Sure, America isn’t perfect, but neither is Japan or any other country! In my opinion, Mitt and Paul come much closer to who I think we’re all about than does our current president, who seems only to want to restructure America into the kind of countries America has been bailing out financially and who our military has been protecting from the bad guys for the past 70-80 years! My vote is for Mitt and Paul!
Hi Jason,
You’ve chosen to live in Japan. Does your chosen country have a more fiscally responsible, entrepreneurial friendly, yet socially responsible government? Does it promote new ideas and businesses in order to grow its economy, have a fair tax system that is fair to its industries and to ordinary citizens, have a universal healthcare system and offer a secure care system for its elderly, and so on.
We in the US need to pay for what we want and what we get (SS, Medicare, civic and social services, EDUCATION! etc.), which is probably all of the above, more or less. This may make us financially not as well off but will make us immeasurably happier and increase our well being. We’ve been hoodwinked by our big industries/businesses into thinking flash makes us happy — cf the craze for Apple products. Ah well . . .
Seriously, has Japan solved any of our (US) fiscal problems or does it just have its own set of different ones? We do need more comparative studies of economies to get ourselves out of the mess we’re in.
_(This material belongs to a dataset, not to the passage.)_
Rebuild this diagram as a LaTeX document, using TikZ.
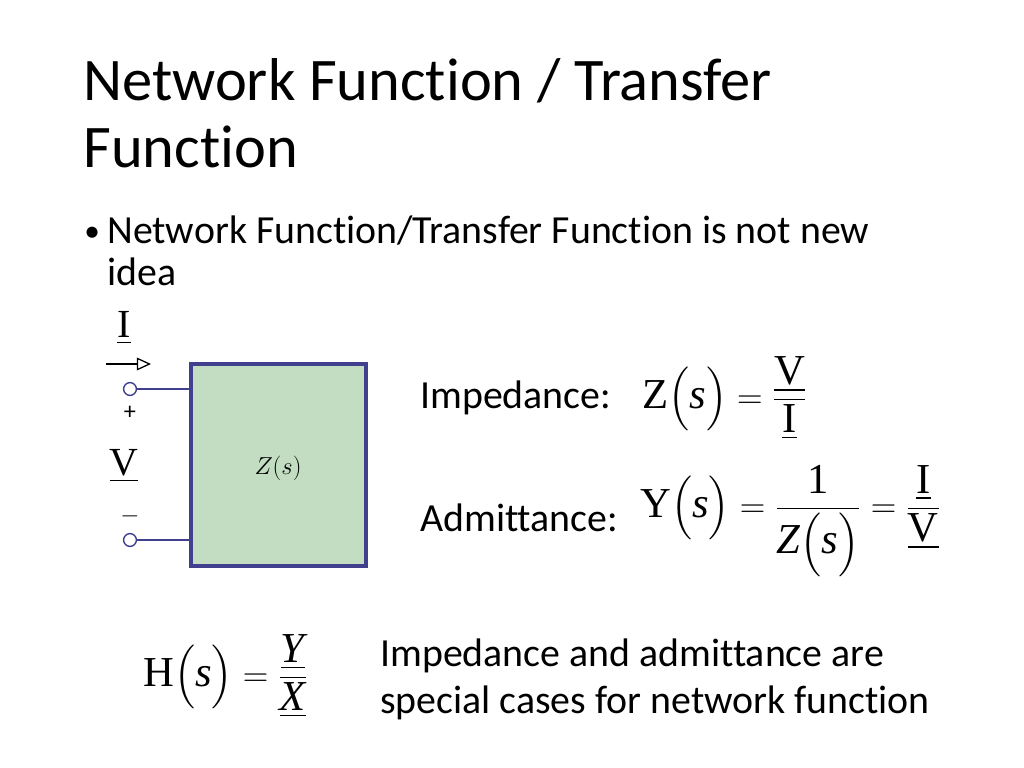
\documentclass[tikz,border=0pt]{standalone}
\usepackage{amsmath}
\usepackage{fontspec}
\setmainfont{Carlito}[Ligatures=NoCommon]
\newfontfamily\eqfont{Liberation Serif}
\usetikzlibrary{arrows.meta}
\definecolor{boxfill}{HTML}{C2DDC2}
\definecolor{boxline}{HTML}{40408F}
\tikzset{
  txt/.style={anchor=base west,inner sep=0pt,font=\fontsize{28}{32}\selectfont},
  eqn/.style={anchor=west,inner sep=0pt,font=\eqfont\fontsize{30}{36}\selectfont},
  term/.style={circle,draw=boxline,fill=white,line width=1pt,minimum size=9pt,inner sep=0pt}
}
\newcommand{\ul}[1]{\underline{\text{\eqfont #1}}}
\newcommand{\sv}{\text{\eqfont\itshape s}}
\begin{document}
\begin{tikzpicture}[x=0.703pt,y=-0.703pt]
\useasboundingbox (0,0) rectangle (1024,768);
% title and bullet
\node[txt,font=\fontsize{42.5}{50}\selectfont] (title1) at (83,100) {Network Function / Transfer};
\node[txt,font=\fontsize{42.5}{50}\selectfont] (title2) at (83,167) {Function};
\node[txt,font=\fontsize{22}{26}\selectfont] (bul) at (84,241) {\textbullet};
\node[txt] (line1) at (107,243) {Network Function/Transfer Function is not new};
\node[txt] (line2) at (107,285) {idea};
% two-port box
\node[draw=boxline,fill=boxfill,line width=2.2pt,minimum width=123pt,minimum height=142pt,inner sep=0pt] (zbox) at (278.5,465) {};
\node[font=\fontsize{19}{21}\selectfont] (zlbl) at (278,468) {$Z(s)$};
\node[term] (tp) at (130,389) {};
\node[term] (tm) at (130,540) {};
\draw[boxline,line width=1pt] (tp) -- (tp -| zbox.west);
\draw[boxline,line width=1pt] (tm) -- (tm -| zbox.west);
\node[font=\fontsize{17}{19}\selectfont] (plus) at (130,413) {+};
\node[font=\fontsize{17}{19}\selectfont] (minus) at (130,516) {$-$};
\node[eqn,anchor=center,font=\eqfont\fontsize{28}{30}\selectfont] (vlbl) at (124,466) {\underline{V}};
\node[eqn,anchor=center,font=\eqfont\fontsize{28}{30}\selectfont] (ilbl) at (124,328) {\underline{I}};
\coordinate (a1) at (106,364);
\coordinate (a2) at (151,364);
\draw[-{Triangle[open,length=10pt,width=9pt]},line width=0.9pt] (a1) -- (a2);
% equations
\node[txt] (imp) at (420,408) {Impedance:};
\node[eqn] (zeq) at (642,398) {$\text{Z}\Bigl(\sv\Bigr)=\dfrac{\ul{V}}{\ul{I}}$};
\node[txt] (adm) at (420,531) {Admittance:};
\node[eqn] (yeq) at (640,521) {$\text{Y}\Bigl(\sv\Bigr)=\dfrac{\text{1}}{\text{\eqfont\itshape Z}\Bigl(\sv\Bigr)}=\dfrac{\ul{I}}{\ul{V}}$};
\node[eqn] (heq) at (143,676) {$\text{H}\Bigl(\sv\Bigr)=\dfrac{\ul{\itshape Y}}{\ul{\itshape X}}$};
\node[txt] (note1) at (380,666) {Impedance and admittance are};
\node[txt] (note2) at (380,713) {special cases for network function};
\end{tikzpicture}
\end{document}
Hopefully we won’t spread our own failing ideologies, e.g., the get-rich ideology presented in rainbow colors to our ordinary naive citizenry by the relentless greed of our largest companies and financial institutions.
We just need to fixate on what creates well being.
Four more years of O will ruin this economy/country!
You seem to think there is not much difference between a Romney/Ryan administration and a Marxist guy who is deliberately trying to make this country into a third world, Somalia/Greece-like place.
If that is your position, there is something very wrong with your thinking.
With Romney/Ryan you get two guys who want to save the country/economy/pension funds/Social Security/Medicare. etc. by gradually reducing the deficit, gradually reducing spending, eliminating crony capitalism (Solindra, et al.) and growing the economy with good economic policy…not more Socialism/Marxism.
There is a very clear choice here. There is a huge difference between the two parties in terms of the future direction of the country.
You need to stop trying to be politically correct and just call the O administration exactly what it is.
For those who would like to get a handle on all elections and the electorate, I highly recommend Cheryl Mendelson’s book The Good Life: The Moral Individual in an Antimoral World.
It is not a long work, but it articulates the sense of morality I have long found inexpressible. And since Mendelson locates her morality at the heart of the American democracy, culture, and identity, her book could not be more timely.
I hadn’t heard of this book before. Here’s its description:
Care to square your statement “Should President Obama remain in office and the atrocious debt trajectory remain firmly in place, the current blue funk will continue unabated” – which I assume refers to the market – with the chart from Money magazine, March 2012 issue – page 20 “Inauguration Implications” – showing that historically the average S&P return drops 6.5% for the first year in office if a Republican succeeds a Democrat – but rises an average of 9.1% if a Democrat is reelected President? Do you think it’s going to be different this time?
It’s true, Lyn, that Democrats have been better for stocks, but I was referring to the blue funk of gloomy economic data, including consumer confidence, doubt about the future, and so on, which I follow each Sunday in the letter.